AI systems with access to integrated venue data can tailor sponsorship activations to audience segments in real time, turning a generic impression into a targeted commercial moment. That capability transforms sponsorship from a fixed inventory item into a dynamic asset with measurable performance.
The difference between knowing that 40,000 people attended and knowing which of those people are likely to spend more, on what, and when, is the difference between broadcasting at fans and genuinely engaging with them. By combining signals from ticketing platforms, Wi-Fi analytics, mobile engagement, and concession transactions, AI systems can build a picture of fan behavior that no single platform can provide on its own.
None of these outcomes are accessible to a venue whose systems cannot see each other.
A note on the skeptics
There are serious investors and analysts who believe AI investment has outrun its near-term returns, and they may be right about the platforms and financial instruments built around them. But that argument does not apply to a stadium owner building a converged network. If the AI market corrects, the technology does not disappear. The venues that succeed in the AI era won’t necessarily be the ones with the largest budgets or the most advanced technology today. They will be the ones that understood what the transformer made possible, recognized the parallel in their own buildings, and chose to build the foundation before the window closed.
Where to start
New stadiums being built today are increasingly choosing converged infrastructure from the start.
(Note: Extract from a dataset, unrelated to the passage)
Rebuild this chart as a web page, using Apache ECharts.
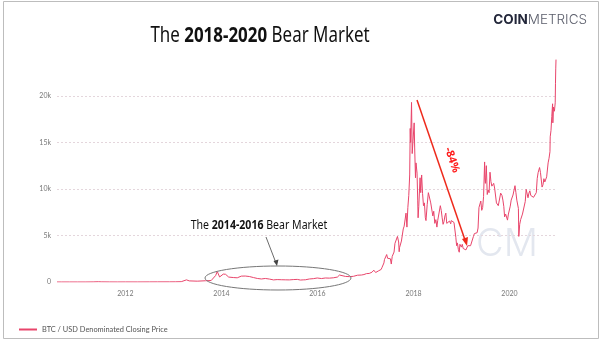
<!DOCTYPE html>
<html>
<head>
<meta charset="utf-8">
<script src="https://cdn.jsdelivr.net/npm/echarts@6/dist/echarts.min.js"></script>
<style>html,body{margin:0;padding:0;background:#fff;}#c{width:602px;height:348px;}</style>
</head>
<body>
<div id="c"></div>
<script>
// ---- data: BTC / USD closing price (approx.) ----
const earlyDates = ['2010-07-30','2010-09-01','2010-11-01','2011-01-01','2011-03-01','2011-05-01','2011-06-10','2011-07-01','2011-09-01','2011-11-01','2012-01-01','2012-04-01','2012-07-01','2012-09-01','2012-12-01','2013-01-15','2013-03-01','2013-04-10','2013-05-01','2013-07-01','2013-09-01','2013-10-15','2013-11-18','2013-11-30','2013-12-08','2013-12-18','2013-12-31','2014-01-15','2014-02-01','2014-02-25','2014-03-10','2014-04-01','2014-04-10','2014-05-01','2014-06-01','2014-06-15','2014-07-01','2014-08-01','2014-08-15','2014-09-01','2014-09-15','2014-10-01','2014-10-15','2014-11-01','2014-11-15','2014-12-01','2014-12-15','2015-01-01','2015-01-14','2015-02-01','2015-03-01','2015-04-01','2015-05-01','2015-06-01','2015-07-01','2015-07-12','2015-08-01','2015-08-25','2015-09-15','2015-10-01','2015-11-01','2015-11-04','2015-11-15','2015-12-01','2015-12-16','2015-12-31','2016-01-15','2016-02-01','2016-03-01','2016-04-01','2016-05-01','2016-06-01','2016-06-17','2016-07-01','2016-08-01','2016-08-15','2016-09-01','2016-10-01','2016-11-01','2016-12-01','2016-12-20'];
const earlyPrices = [0.07,0.06,0.28,0.4,0.8,8.7,30,13.5,5.1,3,5.5,5,9.3,12.4,13.5,20,33,230,120,90,133,160,700,1130,1000,540,750,850,830,530,630,480,400,450,630,580,640,590,490,480,470,380,390,325,400,380,330,315,180,225,260,245,235,225,260,310,280,210,230,237,325,400,320,360,450,430,380,370,430,415,450,530,750,670,600,570,575,610,730,750,800];

const lateDates = ['2017-01-01','2017-01-08','2017-01-15','2017-01-22','2017-01-29','2017-02-05','2017-02-12','2017-02-19','2017-02-26','2017-03-05','2017-03-12','2017-03-19','2017-03-26','2017-04-02','2017-04-09','2017-04-16','2017-04-23','2017-04-30','2017-05-07','2017-05-14','2017-05-21','2017-05-25','2017-05-28','2017-06-04','2017-06-11','2017-06-18','2017-06-25','2017-07-02','2017-07-09','2017-07-16','2017-07-23','2017-07-30','2017-08-06','2017-08-13','2017-08-20','2017-08-27','2017-09-01','2017-09-10','2017-09-14','2017-09-17','2017-09-24','2017-10-01','2017-10-08','2017-10-15','2017-10-22','2017-10-29','2017-11-05','2017-11-12','2017-11-19','2017-11-26','2017-12-03','2017-12-07','2017-12-10','2017-12-17','2017-12-22','2017-12-24','2017-12-31',
'2018-01-06','2018-01-10','2018-01-16','2018-01-20','2018-01-28','2018-02-02','2018-02-05','2018-02-10','2018-02-20','2018-02-25','2018-03-04','2018-03-11','2018-03-18','2018-03-25','2018-04-01','2018-04-06','2018-04-15','2018-04-24','2018-05-05','2018-05-12','2018-05-20','2018-05-28','2018-06-04','2018-06-12','2018-06-20','2018-06-28','2018-07-04','2018-07-15','2018-07-24','2018-07-31','2018-08-07','2018-08-14','2018-08-21','2018-08-28','2018-09-04','2018-09-11','2018-09-18','2018-09-25','2018-10-02','2018-10-11','2018-10-15','2018-10-25','2018-11-05','2018-11-14','2018-11-19','2018-11-25','2018-12-01','2018-12-08','2018-12-15','2018-12-20','2018-12-24','2018-12-31',
'2019-01-07','2019-01-14','2019-01-21','2019-01-28','2019-02-04','2019-02-11','2019-02-18','2019-02-25','2019-03-04','2019-03-11','2019-03-18','2019-03-25','2019-04-02','2019-04-09','2019-04-16','2019-04-23','2019-04-30','2019-05-07','2019-05-14','2019-05-21','2019-05-28','2019-06-04','2019-06-11','2019-06-18','2019-06-26','2019-06-28','2019-07-02','2019-07-09','2019-07-16','2019-07-23','2019-07-30','2019-08-06','2019-08-13','2019-08-20','2019-08-27','2019-09-03','2019-09-10','2019-09-17','2019-09-24','2019-10-01','2019-10-08','2019-10-15','2019-10-22','2019-10-26','2019-11-05','2019-11-12','2019-11-19','2019-11-25','2019-12-03','2019-12-10','2019-12-17','2019-12-24','2019-12-31',
'2020-01-07','2020-01-14','2020-01-21','2020-01-28','2020-02-04','2020-02-12','2020-02-19','2020-02-26','2020-03-04','2020-03-09','2020-03-12','2020-03-16','2020-03-19','2020-03-26','2020-04-02','2020-04-09','2020-04-16','2020-04-23','2020-04-30','2020-05-07','2020-05-14','2020-05-21','2020-05-28','2020-06-04','2020-06-11','2020-06-18','2020-06-25','2020-07-02','2020-07-09','2020-07-16','2020-07-23','2020-07-30','2020-08-06','2020-08-13','2020-08-17','2020-08-24','2020-08-31','2020-09-05','2020-09-12','2020-09-19','2020-09-26','2020-10-03','2020-10-10','2020-10-17','2020-10-21','2020-10-28','2020-11-04','2020-11-06','2020-11-12','2020-11-18','2020-11-24','2020-11-26','2020-12-01','2020-12-08','2020-12-14','2020-12-16','2020-12-18','2020-12-20'];
const latePrices = [1000,900,820,920,920,1020,1000,1050,1170,1270,1230,1020,970,1100,1190,1180,1250,1350,1580,1750,2050,2400,2200,2520,2950,2550,2500,2500,2500,1930,2750,2750,3220,4150,4100,4350,4900,4300,3250,3700,3670,4400,4600,5700,6000,6150,7400,5900,8000,9300,11500,16500,15000,19300,13800,14000,13900,
17100,14400,11200,12800,11700,8800,6900,8100,11200,9600,11500,9500,8200,8500,6900,6600,8300,9600,9800,8500,8500,7100,7600,6300,6700,5900,6600,6400,8200,7700,6900,6200,6500,7100,7400,6300,6350,6450,6550,6250,6600,6450,6400,6200,4800,3900,4200,3500,3200,4050,4000,3750,
4050,3600,3550,3450,3450,3600,3900,3800,3750,3900,4000,3950,4900,5200,5250,5400,5300,5800,8000,7900,8700,7700,8000,9200,12900,11200,10600,12500,9400,9900,9600,11800,10800,10300,10200,10600,10100,10200,8500,8300,8200,8350,8050,9550,9300,8800,8100,7000,7300,7250,6650,7300,7200,
8150,8800,8650,9350,9150,10350,9600,8800,8750,7900,4900,5000,6200,6700,6800,7300,7100,7500,8650,9950,9800,9050,9550,9800,9300,9400,9250,9100,9250,9150,9600,11100,11750,11800,12300,11750,11700,10200,10450,11100,10750,10550,11300,11350,12800,13300,14000,15600,16300,17800,19150,17100,18800,18350,19250,21300,22900,23900];

const xLabelYears = [2012, 2014, 2016, 2018, 2020];
const yTickValues = [0, 5000, 10000, 15000, 20000];
const seriesName = 'BTC / USD Denominated Closing Price';

const toTs = s => Date.parse(s + 'T00:00:00Z');
const allDates = earlyDates.concat(lateDates);
const allPrices = earlyPrices.concat(latePrices);
const seriesData = allDates.map((d, i) => [toTs(d), allPrices[i]]);

const chart = echarts.init(document.getElementById('c'), null, {renderer: 'canvas'});
const option = {
  animation: false,
  backgroundColor: '#fff',
  grid: {left: 57, right: 46, top: 54, bottom: 66, containLabel: false},
  legend: {
    left: 14, top: 321, icon: 'rect', itemWidth: 18, itemHeight: 2, itemGap: 5,
    textStyle: {fontFamily: 'Lato', fontSize: 7.4, color: '#555'},
    data: [seriesName]
  },
  xAxis: {
    type: 'value',
    min: toTs(allDates[0]),
    max: toTs(allDates[allDates.length - 1]),
    axisLine: {show: false},
    axisTick: {show: false},
    splitLine: {show: false},
    axisLabel: {
      customValues: xLabelYears.map(y => toTs(y + '-01-01')),
      formatter: v => String(new Date(v).getUTCFullYear()),
      fontFamily: 'Lato', fontSize: 7, color: '#777', margin: 8
    }
  },
  yAxis: {
    type: 'value',
    min: 0, max: 24500, interval: 5000,
    axisLine: {show: false},
    axisTick: {show: false},
    axisLabel: {
      showMaxLabel: false,
      formatter: v => (yTickValues.indexOf(v) < 0 ? '' : (v === 0 ? '0' : (v / 1000) + 'k')),
      fontFamily: 'Lato', fontSize: 7, color: '#777', margin: 6
    },
    splitLine: {show: true, showMinLine: false, showMaxLine: false, lineStyle: {color: '#e4d6dc', type: [2, 2], width: 1}}
  },
  series: [{
    name: seriesName,
    type: 'line',
    data: seriesData,
    showSymbol: false,
    symbol: 'none',
    color: '#e8456b',
    lineStyle: {width: 1, color: '#e8456b'},
    z: 3
  }],
  graphic: [
    {type: 'rect', shape: {x: 3.5, y: 1.5, width: 595, height: 337}, style: {fill: 'none', stroke: '#bdbdbd', lineWidth: 1}, silent: true, z: 0},
    {type: 'text', x: 260, y: 36, scaleX: 0.77, z: 10,
      style: {text: '{n|The }{b|2018-2020}{n| Bear Market}', align: 'center', verticalAlign: 'middle',
        rich: {n: {fontFamily: 'Noto Sans', fontSize: 22, fill: '#111'}, b: {fontFamily: 'Noto Sans', fontSize: 22, fontWeight: 'bold', fill: '#111'}}}},
    {type: 'text', x: 587, y: 20, z: 10,
      style: {text: '{b|COIN}{l|METRICS}', align: 'right', verticalAlign: 'middle',
        rich: {b: {fontFamily: 'Inter', fontSize: 13.5, fontWeight: 'bold', fill: '#23273a'}, l: {fontFamily: 'Inter', fontSize: 13.5, fontWeight: 300, fill: '#5a5d6a'}}}},
    {type: 'text', x: 476, y: 245, z: 0, silent: true,
      style: {text: 'CM', fontFamily: 'Inter', fontSize: 38, fontWeight: 300, fill: '#e3e7ef', verticalAlign: 'middle', align: 'left'}},
    {type: 'text', x: 259, y: 226, scaleX: 0.88, z: 10,
      style: {text: '{n|The }{b|2014-2016}{n| Bear Market}', align: 'center', verticalAlign: 'middle',
        rich: {n: {fontFamily: 'Noto Sans', fontSize: 12, fill: '#111'}, b: {fontFamily: 'Noto Sans', fontSize: 12, fontWeight: 'bold', fill: '#111'}}}},
    {type: 'ellipse', shape: {cx: 278, cy: 278, rx: 73, ry: 12}, style: {fill: 'none', stroke: '#777', lineWidth: 1}, z: 10},
    {type: 'line', shape: {x1: 266, y1: 237, x2: 276, y2: 263}, style: {stroke: '#444', lineWidth: 0.8}, z: 10},
    {type: 'polygon', shape: {points: [[277, 266], [273.5, 261], [278.5, 259.5]]}, style: {fill: '#444'}, z: 10},
    {type: 'line', shape: {x1: 417, y1: 100, x2: 465, y2: 240}, style: {stroke: '#ee2a1c', lineWidth: 1.5}, z: 10},
    {type: 'polygon', shape: {points: [[467, 246], [462, 239], [468, 237]]}, style: {fill: '#ee2a1c'}, z: 10},
    {type: 'text', x: 452, y: 160, rotation: -71 * Math.PI / 180, z: 10,
      style: {text: '-84%', fontFamily: 'Noto Sans', fontSize: 11, fontWeight: 'bold', fill: '#ff1a1a', align: 'center', verticalAlign: 'middle'}}
  ]
};
chart.setOption(option);
</script>
</body>
</html>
The economics are straightforward: a single network is less expensive to build, operate, and evolve than a collection of parallel ones. These venues enter the AI era with a structural advantage.
The average professional sports stadium in the U.S. is around 20 years old, and most were built with parallel isolated networks. The investment required to change that is real, and every venue’s situation is different. But convergence does not have to happen all at once. For most venues it is accomplished in stages, with each refresh cycle moving the building closer to a unified architecture. That makes updating your stadium technology a strategy question as much as a capital question: commit to the direction, align your investments accordingly, and each project builds on the last.
What the breakthrough offers is not a prescription but a direction. AI is accelerating and consumer expectations are shifting with it. The venues that understand what AI requires and begin moving toward it now will be better positioned than those that wait. And thanks in part to what a team of Google researchers published in 2017, the path is clearer than it has ever been.